12. After going through the judgments cited by the parties, I am of the view that the recent decision of the Supreme Court in case of Shree Bhagwati Roller Flour Mills [1998] 108 STC 157, is relevant on the point of rectification of error where the apex Court has held that the Tribunal had no jurisdiction to revise the order on disputed question of law. The decision in case of Modi Industries Limited [1977] 40 STC 73 (SC), is mainly on the point of operation of the amending Act.

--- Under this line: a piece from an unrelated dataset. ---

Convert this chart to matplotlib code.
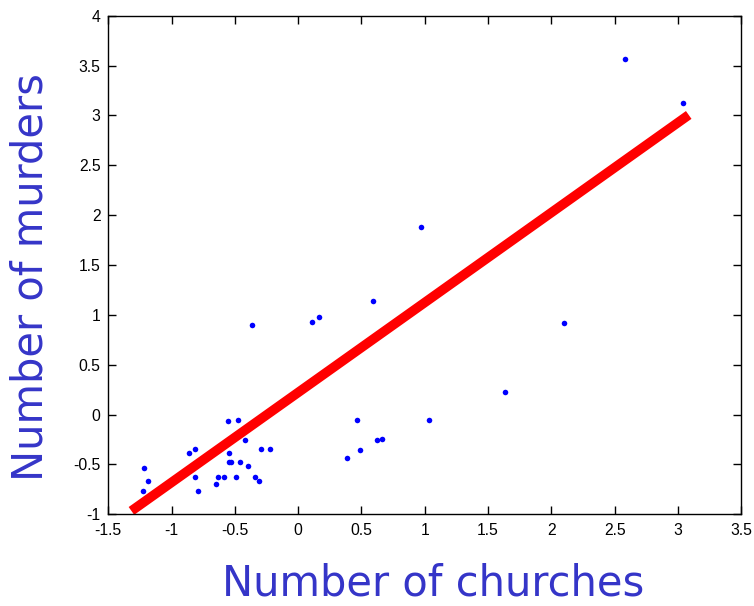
import numpy as np
import matplotlib
matplotlib.use("Agg")
import matplotlib.pyplot as plt

# standardized counts per town
churches = [
    -0.363, -1.216, -1.190, -1.227, -0.861, -0.811, -0.811, -0.790,
    -0.551, -0.479, -0.422, -0.548, -0.548, -0.527, -0.456, -0.398,
    -0.295, -0.224, -0.630, -0.582, -0.651, -0.490, -0.343, -0.306,
    0.974, 0.595, 0.107, 0.168, 1.630, 0.466, 1.032, 0.626, 0.664,
    0.490, 0.384, 2.103, 2.585, 3.038,
]
murders = [
    0.898, -0.533, -0.666, -0.766, -0.388, -0.345, -0.623, -0.766,
    -0.064, -0.051, -0.255, -0.388, -0.478, -0.478, -0.478, -0.519,
    -0.345, -0.345, -0.623, -0.623, -0.696, -0.623, -0.623, -0.666,
    1.880, 1.136, 0.929, 0.976, 0.227, -0.051, -0.051, -0.258, -0.242,
    -0.358, -0.438, 0.916, 3.564, 3.125,
]

# regression line
fit_slope = 0.902
fit_intercept = 0.222
fit_range = [-1.317, 3.085]

xticks = [-1.5, -1, -0.5, 0, 0.5, 1, 1.5, 2, 2.5, 3, 3.5]
xtick_labels = ["-1.5", "-1", "-0.5", "0", "0.5", "1", "1.5", "2", "2.5", "3", "3.5"]
yticks = [-1, -0.5, 0, 0.5, 1, 1.5, 2, 2.5, 3, 3.5, 4]
ytick_labels = ["-1", "-0.5", "0", "0.5", "1", "1.5", "2", "2.5", "3", "3.5", "4"]

label_color = "#3535c8"

fig = plt.figure(figsize=(7.54, 6.06), dpi=100)
ax = fig.add_axes([0.1436, 0.1513, 0.8395, 0.8228])

ax.plot(churches, murders, linestyle="none", marker="o", markersize=4.0,
        markerfacecolor="#0000ff", markeredgewidth=0, zorder=3)

fx = np.array(fit_range)
ax.plot(fx, fit_slope * fx + fit_intercept, color="#ff0000", linewidth=6.9,
        solid_capstyle="butt", zorder=2)

ax.set_xlim(-1.5, 3.5)
ax.set_ylim(-1, 4)
ax.set_xticks(xticks)
ax.set_xticklabels(xtick_labels)
ax.set_yticks(yticks)
ax.set_yticklabels(ytick_labels)

ax.tick_params(direction="in", length=5.5, width=1.0, top=True, right=True,
               labelsize=11.3, colors="black")
ax.tick_params(axis="x", pad=6.5)
ax.tick_params(axis="y", pad=5.5)
for lbl in ax.get_xticklabels() + ax.get_yticklabels():
    lbl.set_fontfamily("Liberation Sans")
for sp in ax.spines.values():
    sp.set_linewidth(1.0)

ax.set_xlabel("Number of churches", fontsize=30, color=label_color,
              ha="center", va="baseline")
ax.xaxis.set_label_coords(433.5 / 754, (606 - 596) / 606, transform=fig.transFigure)
ax.set_ylabel("Number of murders", fontsize=30, color=label_color,
              ha="center", va="baseline", rotation=90, rotation_mode="anchor")
ax.yaxis.set_label_coords(43 / 754, (606 - 277) / 606, transform=fig.transFigure)

fig.savefig("out.png", dpi=100)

13. I have also gone through the review/revised order (annexure F) passed by respondent No. 1 on March 3, 1992 and in his judgment the decision was reviewed for not correcting any error apparent on the face of record but on the basis of the decisions of Board of Revenue referred to in this order on the question of grant of set-off, which was purely a point of law. The earlier order was reviewed on merits and a set-off which was granted at 2.5 per cent was withdrawn and set-off at 2 per cent was allowed. On the basis of the aforesaid decisions of the apex Court, in case of Shree Bhagwati Roller Flour Mills [1998] 108 STC 157 the respondent No. 1, Additional Commissioner, could not exercise its power of rectification Under Section 45 and cannot reverse his decision on merits. The conclusion, arrived at by the Additional Commissioner in his earlier order was on the basis of the division Bench decision of the Board of Revenue and the same could not be said to be “an error apparent on the face of record” arising or occurring from an accidental slip or omission. The action of the Additional Commissioner amounted to a rehearing of the revision which according to me is not permissible Under Section 45 of the State Sales Tax Act.

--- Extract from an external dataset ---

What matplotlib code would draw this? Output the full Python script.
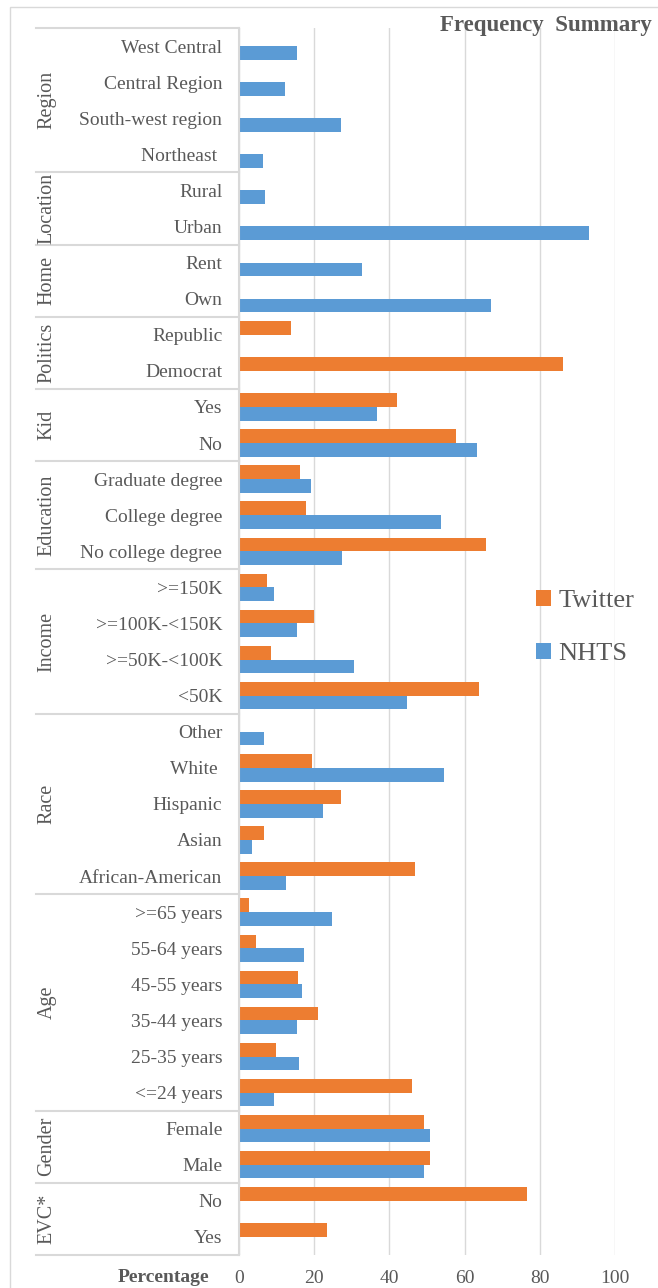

14. Section 45 of the State Sales Tax Act provides for rectification of mistakes and that is clearly when the mistake is apparent from the face of the record and not a mistake on merit. Under the garb of this provision, the decision on merits cannot be reviewed. In view of the specific provision in Sub-section (5) of Section 39 of the State Sales Tax Act that the Commissioner may file an appeal before the Tribunal within a period of two years from the date of such order, it cannot be said that the Additional Commissioner had no remedy except to review his order. Remedy Under Section 39(5) was available to the Commissioner to file an appeal before the Tribunal against the order of Additional Commissioner and that too within a period of two years from the date of such order. Admittedly in this case the mistake has come to the notice of the Additional Commissioner on January 10, 1992 within a period of 90 days of the passing of the order on October 25, 1991. In view of the aforesaid factual and legal position under the specific provision in Section 39(5) the impugned order dated March 3, 1992 is held to be without jurisdiction and accordingly it is liable to be quashed.
15. In the result, the petition is allowed and the impugned order dated March 3, 1992 (annexure F) is hereby quashed with no order as to costs. Security amount, if any, shall be refunded to the petitioner after due verification.